The next contention is that the appellant had no neglected to pay the sum to the respondent, as the said amount must be deemed to have been attached by the Collector in exercise of his powers under the proviso to sub-s. (2) of s. 46 of the Indian It Act, 1922. In support of this contention reliance is placed upon In re European Banking Company : Ex parte Baylis (1866) LR 2 Eq 521. There, a petition was presented for winding up of a banking company for a debt of 65 Pounds due to the petitioner; but the said debt was attached in the Lord Mayor' s Court. The petition was dismissed on the ground that though the attachment did not absolutely do away with the debt, it seized the debt into the hands of the Lord Mayor's Court. In that case the demand was that the debtor should pay the amount to the petitioning creditor and because of the attachment of that amount by Lord Mayor's Court the debt or could not pay the amount to the creditor. But that judgment cannot possibly be of any help to the appellant, for in the instant case the receiver asked the debtor to pay the amount due to the joint family to the Addl. Collector, Bombay, towards the income-tax due from the joint family. The debtor was not only not asked to do something which was legally prohibited but was asked to comply with the Collector's requisition under s. 46 of the Indian It Act, 1922. By not doing so, the company clearly neglected to pay the amount within the meaning of s. 434 of the Indian Companies Act.

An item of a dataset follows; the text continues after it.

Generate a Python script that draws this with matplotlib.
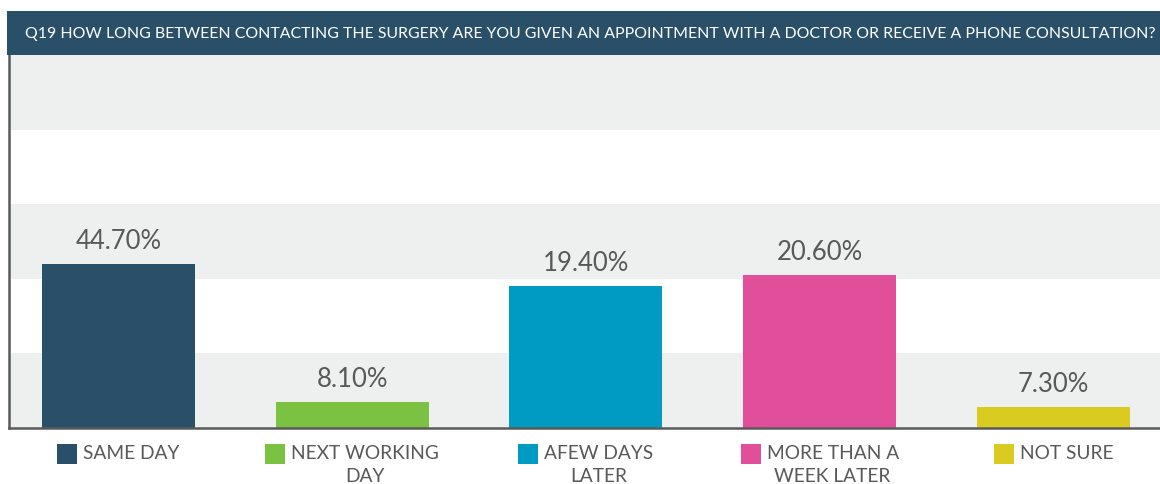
import matplotlib.pyplot as plt
from matplotlib.patches import Rectangle
from matplotlib.offsetbox import AnnotationBbox, DrawingArea, HPacker, TextArea

plt.rcParams['font.family'] = ['Lato', 'DejaVu Sans']

title = ('Q19 HOW LONG BETWEEN CONTACTING THE SURGERY ARE YOU GIVEN AN APPOINTMENT '
         'WITH A DOCTOR OR RECEIVE A PHONE CONSULTATION?')
categories = ['SAME DAY', 'NEXT WORKING\nDAY', 'AFEW DAYS\nLATER', 'MORE THAN A\nWEEK LATER', 'NOT SURE']
# bar heights as drawn in the picture (axis 0-50)
heights = [22.0, 3.5, 19.0, 20.5, 2.8]
# labels printed above the bars
value_labels = ['44.70%', '8.10%', '19.40%', '20.60%', '7.30%']
colors = ['#2a5069', '#7cc242', '#009bc2', '#e14f9b', '#dacb20']

navy = '#2a5069'
txt_gray = '#595959'
band = '#eef0ef'

W, H = 1160, 485
fig = plt.figure(figsize=(W / 100, H / 100), dpi=100)

# title bar
fig.patches.append(Rectangle((7 / W, 1 - 56 / H), 1, 44 / H, transform=fig.transFigure,
                             facecolor=navy, edgecolor='none', zorder=0))
fig.text(25 / W, 1 - 34 / H, title, color='white', fontsize=11.4, va='center', ha='left')

ax = fig.add_axes([9 / W, 1 - 429 / H, (W - 9) / W, (429 - 56) / H])
ax.set_ylim(0, 50)
ax.set_xlim(-0.468, 4.456)
for lo in (0, 20, 40):
    ax.axhspan(lo, lo + 10, color=band, zorder=0, lw=0)

x = list(range(len(categories)))
bars = ax.bar(x, heights, width=0.655, color=colors, zorder=2)
for b, lab in zip(bars, value_labels):
    ax.annotate(lab, (b.get_x() + b.get_width() / 2, b.get_height()),
                xytext=(0, 8), textcoords='offset points', ha='center', va='bottom',
                fontsize=18.5, color=txt_gray)

for s in ['top', 'right']:
    ax.spines[s].set_visible(False)
for s in ['left', 'bottom']:
    ax.spines[s].set_color('#5a5a5a')
    ax.spines[s].set_linewidth(1.8)
ax.set_xticks([])
ax.set_yticks([])

# legend items under each bar
for i, (cat, c) in enumerate(zip(categories, colors)):
    sq = DrawingArea(14.4, 14.4)
    sq.add_artist(Rectangle((0, 0), 14.4, 14.4, facecolor=c, edgecolor='none'))
    ta = TextArea(cat, textprops=dict(color=txt_gray, fontsize=13.8, multialignment='center',
                                      linespacing=1.45))
    box = HPacker(children=[sq, ta], align='top', pad=0, sep=4.3)
    ab = AnnotationBbox(box, (i, 0), xycoords=('data', 'axes fraction'),
                        xybox=(0, -11.5), boxcoords='offset points',
                        box_alignment=(0.5, 1), frameon=False, pad=0, annotation_clip=False)
    ax.add_artist(ab)

fig.savefig('out.png', dpi=100)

(3.) LASTLY, it is argued the there was a bona fide dispute in respect of the liability of the company to the joint family. It is said that the company case was that the debt was due to four individuals mentioned in the conveyance, namely, the father and his three sons, whereas the receiver's case was that the amount was due to the joint family and, therefore, in the circumstances it cannot be said that the company neglected to pay the amount to the receiver. In W.T. Henley's Telegraph Works Co. Ltd. vs. Gorakhpur Electric Supply Co. Ltd. (supra) it was ruled that a mere service of notice of demand of debt by a creditor on a solvent company did not entitle the creditor to a winding-up order if the company bona fide disputed the existence of the debt. In that case it was found that there was a bona fide dispute between the parties and that the notice issued was a vehicle of the oppression and an abuse of the process of the Court. But the same cannot be said in the present case. In In re Gold Hill Mines (1883) LR 23 Ch D 210 also a winding-up petition was dismissed on the finding that it was an abuse of the process of the Court, it being a petition to compel payment of a small debt which was under bona fide dispute. In the present case, Narayanlal Bansilal was not only the Karta of the joint family but was also the chairman of the board of directors of the company. In the partition suit he filed an affidavit wherein he stated :
"Referring to paragraph 10(c) of the affidavit I deny there is any manipulation in the balance-sheet of Harinagar Sugar Mills Ltd., as falsely sought to be suggested by the 3rd defendant. No loan of Rs. 25,00,000 had been given by me to the said company. The said amount is the balance of the purchase price payable by the said company to the joint family in respect of Harinagar Cane Farm."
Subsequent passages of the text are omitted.